Aubry a appelé à « ancrer » le PS « à gauche » et est connue principalement pour son rôle dans la mise en œuvre, par le Parti socialiste, de la semaine des 35 heures, maintenant abrogée.

Pour Aubry, pas moins que pour Royal, les saluts dirigés vers la classe ouvrière sont malhonnêtes et hypocrites. Sa rhétorique de gauche reflète des inquiétudes dans le leadership du PS quant à l’émergence d’une menace provenant de la gauche. Jean-Luc Mélenchon a récemment quitté le PS pour fonder un parti de gauche, citant l’exemple du politicien allemand Oskar Lafontaine et de die Linke (Parti de gauche).
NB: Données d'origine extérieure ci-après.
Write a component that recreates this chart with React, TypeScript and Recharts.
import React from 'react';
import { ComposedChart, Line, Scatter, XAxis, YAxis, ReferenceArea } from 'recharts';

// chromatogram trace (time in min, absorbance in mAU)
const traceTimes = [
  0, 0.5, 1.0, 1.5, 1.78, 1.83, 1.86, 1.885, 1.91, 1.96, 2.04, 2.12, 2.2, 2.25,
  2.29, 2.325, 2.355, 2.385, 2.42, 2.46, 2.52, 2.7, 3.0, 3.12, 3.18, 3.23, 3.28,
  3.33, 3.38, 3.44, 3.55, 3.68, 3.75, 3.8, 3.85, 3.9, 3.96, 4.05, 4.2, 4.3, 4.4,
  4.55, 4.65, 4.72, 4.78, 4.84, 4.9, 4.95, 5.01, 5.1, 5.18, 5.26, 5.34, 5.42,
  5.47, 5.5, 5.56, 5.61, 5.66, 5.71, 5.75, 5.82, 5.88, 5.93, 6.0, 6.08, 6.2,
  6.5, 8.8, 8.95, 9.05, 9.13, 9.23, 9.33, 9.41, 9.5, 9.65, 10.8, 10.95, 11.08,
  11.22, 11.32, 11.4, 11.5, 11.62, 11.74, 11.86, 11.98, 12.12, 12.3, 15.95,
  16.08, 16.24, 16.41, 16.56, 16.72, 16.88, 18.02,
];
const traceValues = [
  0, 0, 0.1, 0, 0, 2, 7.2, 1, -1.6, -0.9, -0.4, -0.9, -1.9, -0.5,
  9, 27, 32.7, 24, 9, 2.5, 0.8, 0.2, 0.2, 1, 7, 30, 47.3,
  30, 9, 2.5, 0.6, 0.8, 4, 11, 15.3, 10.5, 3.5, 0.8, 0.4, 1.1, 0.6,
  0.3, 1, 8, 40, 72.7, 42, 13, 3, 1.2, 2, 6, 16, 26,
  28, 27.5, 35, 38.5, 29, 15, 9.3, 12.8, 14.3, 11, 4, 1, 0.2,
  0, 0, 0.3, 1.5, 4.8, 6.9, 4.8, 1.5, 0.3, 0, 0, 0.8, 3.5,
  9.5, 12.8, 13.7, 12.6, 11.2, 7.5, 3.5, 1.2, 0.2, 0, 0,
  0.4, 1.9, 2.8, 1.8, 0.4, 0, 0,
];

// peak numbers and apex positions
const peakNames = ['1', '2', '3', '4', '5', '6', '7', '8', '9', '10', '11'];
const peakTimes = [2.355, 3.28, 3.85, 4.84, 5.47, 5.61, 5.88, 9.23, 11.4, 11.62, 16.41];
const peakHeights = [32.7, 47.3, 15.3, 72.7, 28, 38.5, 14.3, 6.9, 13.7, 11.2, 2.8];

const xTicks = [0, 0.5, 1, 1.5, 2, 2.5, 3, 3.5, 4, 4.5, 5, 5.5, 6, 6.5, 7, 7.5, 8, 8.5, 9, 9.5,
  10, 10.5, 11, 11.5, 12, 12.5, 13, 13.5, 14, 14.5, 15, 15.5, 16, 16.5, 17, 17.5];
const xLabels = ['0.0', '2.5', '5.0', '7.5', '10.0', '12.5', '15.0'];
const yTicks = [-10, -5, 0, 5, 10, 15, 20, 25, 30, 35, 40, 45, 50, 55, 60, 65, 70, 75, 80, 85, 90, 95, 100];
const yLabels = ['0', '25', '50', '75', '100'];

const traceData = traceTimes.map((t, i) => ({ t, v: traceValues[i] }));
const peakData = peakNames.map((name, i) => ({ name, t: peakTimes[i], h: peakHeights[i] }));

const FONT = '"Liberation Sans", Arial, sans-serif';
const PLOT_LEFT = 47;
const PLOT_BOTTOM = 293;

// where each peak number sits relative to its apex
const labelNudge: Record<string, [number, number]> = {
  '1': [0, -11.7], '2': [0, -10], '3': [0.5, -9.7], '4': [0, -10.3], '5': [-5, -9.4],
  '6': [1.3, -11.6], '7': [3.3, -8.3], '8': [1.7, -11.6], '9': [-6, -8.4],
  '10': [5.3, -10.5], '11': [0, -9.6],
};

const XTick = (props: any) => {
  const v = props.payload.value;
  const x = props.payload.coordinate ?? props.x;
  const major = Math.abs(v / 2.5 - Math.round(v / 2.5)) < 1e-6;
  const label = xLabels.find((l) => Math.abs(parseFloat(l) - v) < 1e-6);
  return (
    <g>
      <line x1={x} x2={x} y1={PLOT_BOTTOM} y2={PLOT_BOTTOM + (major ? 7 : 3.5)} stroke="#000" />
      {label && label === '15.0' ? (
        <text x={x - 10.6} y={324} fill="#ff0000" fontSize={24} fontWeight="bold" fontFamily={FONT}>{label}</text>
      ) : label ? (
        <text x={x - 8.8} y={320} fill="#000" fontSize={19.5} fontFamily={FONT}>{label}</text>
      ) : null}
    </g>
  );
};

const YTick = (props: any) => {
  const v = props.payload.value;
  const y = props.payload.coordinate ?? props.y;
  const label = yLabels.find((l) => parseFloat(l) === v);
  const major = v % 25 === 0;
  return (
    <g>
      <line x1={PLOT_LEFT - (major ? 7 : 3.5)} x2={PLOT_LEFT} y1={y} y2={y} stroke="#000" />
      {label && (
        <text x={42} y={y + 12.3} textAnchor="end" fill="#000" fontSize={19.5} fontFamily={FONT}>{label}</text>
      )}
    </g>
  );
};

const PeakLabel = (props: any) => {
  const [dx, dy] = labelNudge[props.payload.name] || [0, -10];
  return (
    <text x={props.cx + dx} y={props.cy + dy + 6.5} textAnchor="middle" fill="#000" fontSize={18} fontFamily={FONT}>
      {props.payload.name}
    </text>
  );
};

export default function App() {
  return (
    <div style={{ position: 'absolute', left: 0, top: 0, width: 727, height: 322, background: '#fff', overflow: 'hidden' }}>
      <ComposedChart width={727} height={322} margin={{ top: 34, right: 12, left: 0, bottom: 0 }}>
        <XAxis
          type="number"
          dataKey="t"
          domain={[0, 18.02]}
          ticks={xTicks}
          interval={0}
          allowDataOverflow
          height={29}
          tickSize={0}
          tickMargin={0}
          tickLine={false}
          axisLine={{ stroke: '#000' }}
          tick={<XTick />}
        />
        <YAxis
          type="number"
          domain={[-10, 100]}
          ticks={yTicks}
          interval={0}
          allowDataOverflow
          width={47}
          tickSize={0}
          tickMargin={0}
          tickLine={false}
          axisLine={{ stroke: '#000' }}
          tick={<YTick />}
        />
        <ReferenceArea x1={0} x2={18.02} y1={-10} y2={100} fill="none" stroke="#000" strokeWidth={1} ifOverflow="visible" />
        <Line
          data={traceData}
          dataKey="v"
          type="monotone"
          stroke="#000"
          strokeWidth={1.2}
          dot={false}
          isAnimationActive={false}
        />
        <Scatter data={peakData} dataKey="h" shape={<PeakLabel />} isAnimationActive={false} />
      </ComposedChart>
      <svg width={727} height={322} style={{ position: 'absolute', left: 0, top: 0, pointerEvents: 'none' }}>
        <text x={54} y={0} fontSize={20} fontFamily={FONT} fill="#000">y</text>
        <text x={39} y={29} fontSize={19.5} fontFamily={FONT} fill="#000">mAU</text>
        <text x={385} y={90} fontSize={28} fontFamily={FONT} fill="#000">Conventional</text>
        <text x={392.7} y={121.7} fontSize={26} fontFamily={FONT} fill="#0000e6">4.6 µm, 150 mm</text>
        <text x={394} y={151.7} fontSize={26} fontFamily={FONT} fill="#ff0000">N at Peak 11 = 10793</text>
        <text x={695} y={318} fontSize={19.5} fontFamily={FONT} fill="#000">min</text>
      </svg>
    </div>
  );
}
On s’inquiète aussi qu’Olivier Besancenot et la Ligue communiste révolutionnaire (LCR) puissent profiter de ce virage à droite du PS. La presse a régulièrement présenté Hamon comme une « arme anti-Besancenot » pendant la campagne pour le leadership.

Tout cela a eu lieu dans le cadre d’une crise grandissante du capitalisme mondial qui a fait explosé la crédibilité des politiques de libre-échange. Ayant dépensé 360 millions d’euros pour un sauvetage des banques et faisant face à des congédiements et des grèves dans plusieurs industries, Sarkozy s’est adapté aux politiques du nouvel environnement, appelant à une politique industrielle nationale et à une stratégie d’investissement. Il n’y a pas longtemps, Sarkozy se présentait comme étant le défenseur du capitalisme de libre échange à l’américaine. Mais maintenant, avec un cynisme qui a stupéfait même les blasés médias français, Sarkozy a déclaré devant le parlement français qu’il était « peut-être » un socialiste !
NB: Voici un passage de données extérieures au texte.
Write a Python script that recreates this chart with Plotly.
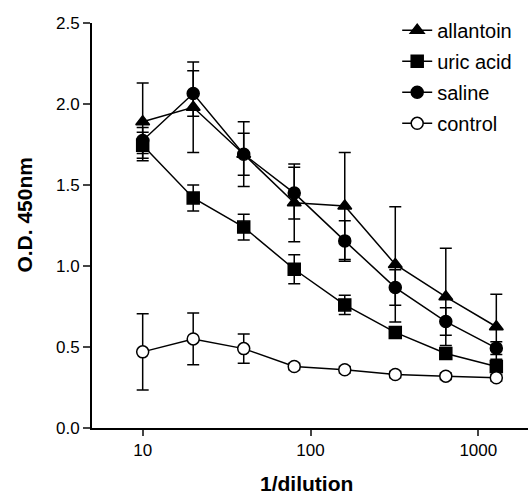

Dans ce contexte, le soutien presque unanime pour Aubry au sein de la haute direction du PS, y compris celui des anciens premiers ministres Laurent Fabius et Michel Rocard et de Dominique Strauss-Kahn, qui a été placé à la tête du FMI sous recommandation de Sarkozy, vaut la peine d’être mentionné. Royal, qui aspirait l’an dernier à mener le PS vers l’acceptation entière du libre marché, n’est plus à la mode. Selon ces défenseurs consommés du capitalisme français, un vote pour Aubry représente une meilleure ligne de défense contre le danger à gauche.

Clairement, la situation est extraordinairement prometteuse pour un mouvement véritablement socialiste. On voit que l’opposition de masse envers l’establishment politique s’intensifie et que des millions de personnes cherchent de nouvelles voies politiques.
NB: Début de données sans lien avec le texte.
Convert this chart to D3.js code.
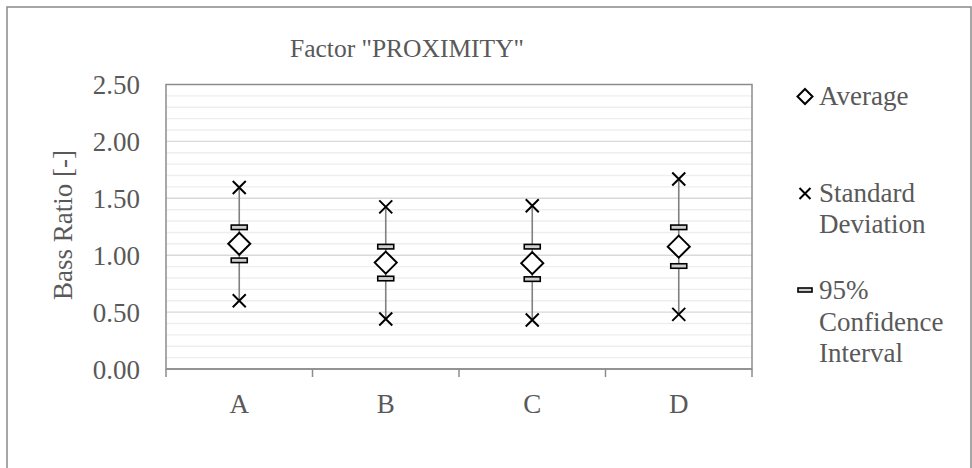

Toutefois, c’est précisément ce moment que choisissent la LCR et Besancenot, surfant sur une vague de popularité gracieuseté des médias, pour répudier officiellement tout vestige politique de leur association avec le socialisme révolutionnaire. A cette fin, la LCR est sur le point d’être dissoute dans le soi-disant « Nouveau Parti anticapitaliste » (NPA). Comme le démontre le débat au sein de la direction de la LCR sur cette transformation, le NPA sera basé sur un programme réformiste bourgeois. Alain Krivine, François Sabado et d’autres dirigeants de la LCR ont souligné que leur nouveau parti n’aura aucune affiliation politique avec le trotskysme, c’est-à-dire avec la perspective de la révolution socialiste.

Pour la LCR, qui espère utiliser sa popularité pour asseoir sa position sur le flanc gauche du PS, le développement rapide et l’ampleur de la crise du PS représentent une mauvaise nouvelle. Besancenot a affirmé que la crise du Parti socialiste offrait un « triste spectacle » et que « les seuls qui peuvent se réjouir » de cette situation, « c'est probablement la droite ». 

Les socialistes en France et en Europe doivent sérieusement réfléchir à ce que révèle la crise du PS. La situation rappelle ce que Trotsky avait écrit dans Où va la France : « La tendance générale des masses travailleuses, y compris des masses petites-bourgeoises, est évidente : elles vont à gauche. L'orientation des chefs des partis ouvriers n'est pas moins évidente : ils vont à droite. » La perspective du Comité international de la Quatrième Internationale est de lutter, comme Trotsky l’a fait, pour la formation d’un parti révolutionnaire socialiste en France.